A white person I know and love once sent me a Bitmoji that said “Bye, Felicia,” and I stared at it for a minute, wondering what I had done wrong. The blonde cartoon posed with hands sassily on hips, the catchphrase spread playfully beneath. I felt my stomach freeze up. Slowly, it dawned on me that my friend thought she was just saying “goodbye.” I asked her about it. She had no idea at all where the phrase originated.

Not knowing where something comes from is not a crime. But before responding, I spent some time thinking about how moments like this come to be. A person who never saw Friday, whose relationship to black culture is tangential at best, uses an app that furnishes lots of cute sayings. Maybe she’s seen #byefelicia in a comment on Facebook or Instagram, typed by a black woman she knows from college under a particularly ridiculous Trump quote. It seems fun and harmless, so she starts using it herself and never thinks about it again. “Bye, Felicia” is no longer a pointed moment from a meditation on hood life. It is no longer from anywhere. By the time it reaches her, it’s just something from the internet.
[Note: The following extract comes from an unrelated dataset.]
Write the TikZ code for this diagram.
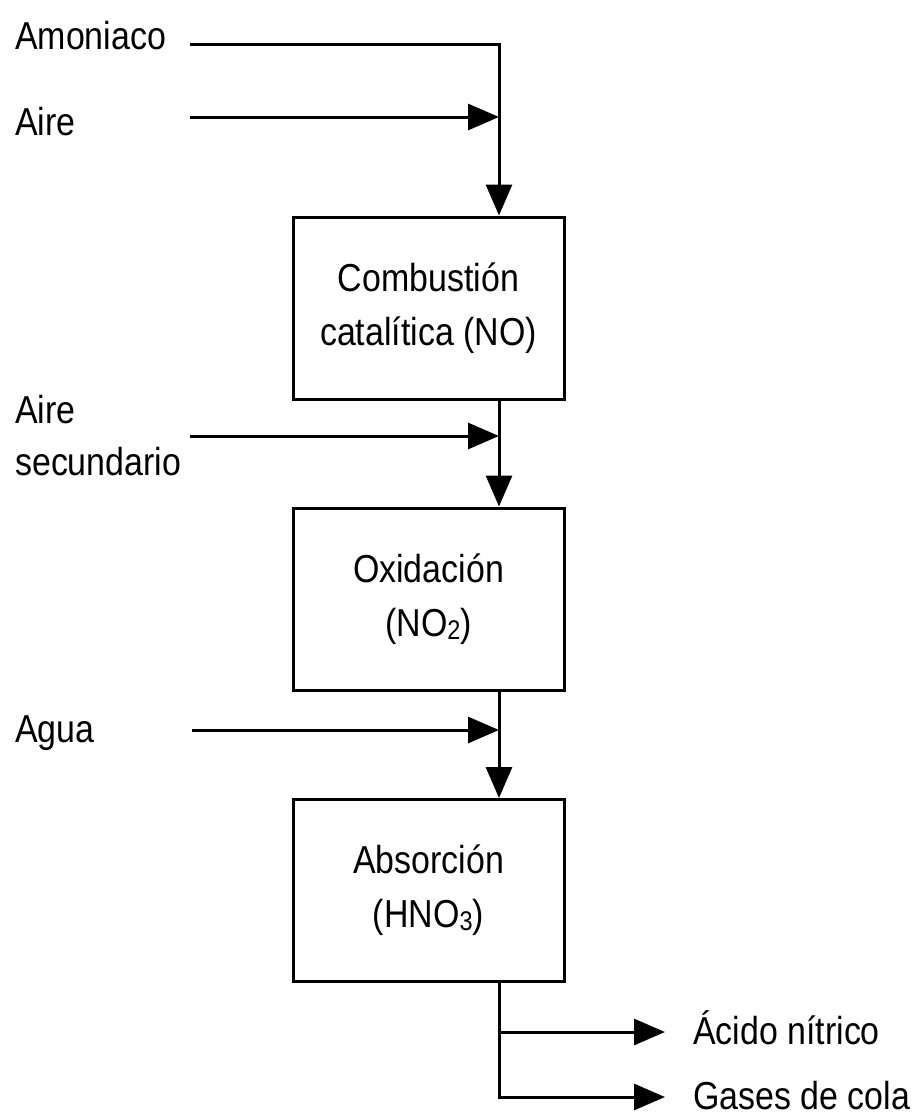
\documentclass[tikz,border=0pt]{standalone}
\usepackage{fontspec}
\setmainfont[FakeStretch=0.87]{Liberation Sans}
\usetikzlibrary{arrows.meta}
\newcommand{\lowsub}[1]{\raisebox{-3pt}{\fontsize{27}{27}\selectfont #1}}
\begin{document}
\begin{tikzpicture}[x=1pt,y=-1pt,
  flow/.style={line width=3pt,-{Triangle[length=31pt,width=26pt]}},
  box/.style={draw,line width=3pt,minimum width=271pt,minimum height=182pt,
    align=center,inner sep=0pt,font=\fontsize{39}{54}\selectfont},
  lbl/.style={anchor=base west,inner sep=0pt,font=\fontsize{39}{52}\selectfont}]
\useasboundingbox (0,0) rectangle (917,1114);
% boxes
\node[box] (c1) at (428.5,308) {Combustión\\catalítica (NO)};
\node[box] (c2) at (428.5,599) {Oxidación\\(NO\lowsub{2})};
\node[box] (c3) at (428.5,890.5) {Absorción\\(HNO\lowsub{3})};
% labels
\node[lbl] (lam) at (15,49) {Amoniaco};
\node[lbl] (lai) at (15,135) {Aire};
\node[lbl] (las1) at (15,423) {Aire};
\node[lbl] (las2) at (15,475) {secundario};
\node[lbl] (lag) at (15,742) {Agua};
\node[lbl] (lac) at (693,1044) {Ácido nítrico};
\node[lbl] (lga) at (693,1109) {Gases de cola};
% coordinates
\coordinate (jx) at (499,0);
\coordinate (a0) at (190,44);
\coordinate (a1) at (190,117);
\coordinate (a2) at (190,436);
\coordinate (a3) at (192,730);
\coordinate (o1) at (665,1032);
\coordinate (o2) at (665,1097);
% connectors
\draw[flow] (a0) -| (c1.north -| jx);
\draw[flow] (a1) -- (a1 -| jx);
\draw[flow] (c1.south -| jx) -- (c2.north -| jx);
\draw[flow] (a2) -- (a2 -| jx);
\draw[flow] (c2.south -| jx) -- (c3.north -| jx);
\draw[flow] (a3) -- (a3 -| jx);
\draw[flow] (c3.south -| jx) |- (o1);
\draw[flow] (c3.south -| jx) |- (o2);
\end{tikzpicture}
\end{document}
This is what happens when bits of a culture are snatched up, repackaged, and separated from their context. It’s as though people are buying stolen goods from a reputable store. The initial crime of theft is scrubbed away, hidden behind whimsical fonts and bright colors. It is, in essence, the fencing of pilfered intellectual property. And it’s a key part of how our cultural order is maintained. If everyone in America started being really honest about how and where the language we use came from and how it got here, where would it end? What else would we have to admit was stolen?

This thought came back to me the other day when I heard Meghan Trainor’s megahit single “NO” in my car. It starts with a sung intro setting up the song’s narrative theme, namely that the dude fixing his face to holler at Trainor in the club is about to get all types of rejected. In fact, the scrub can’t even get a word out before she sings, “But let me stop you there.” Trainor delivers this line in a noticeably weird tone. She actively chooses to leave off the “t” sound in “but” and replaces the “th” in “there” with a “d,” making the line sound closer to bu lemme stop you dere. It sounds forced coming from her, as though she were practicing a language she just recently learned.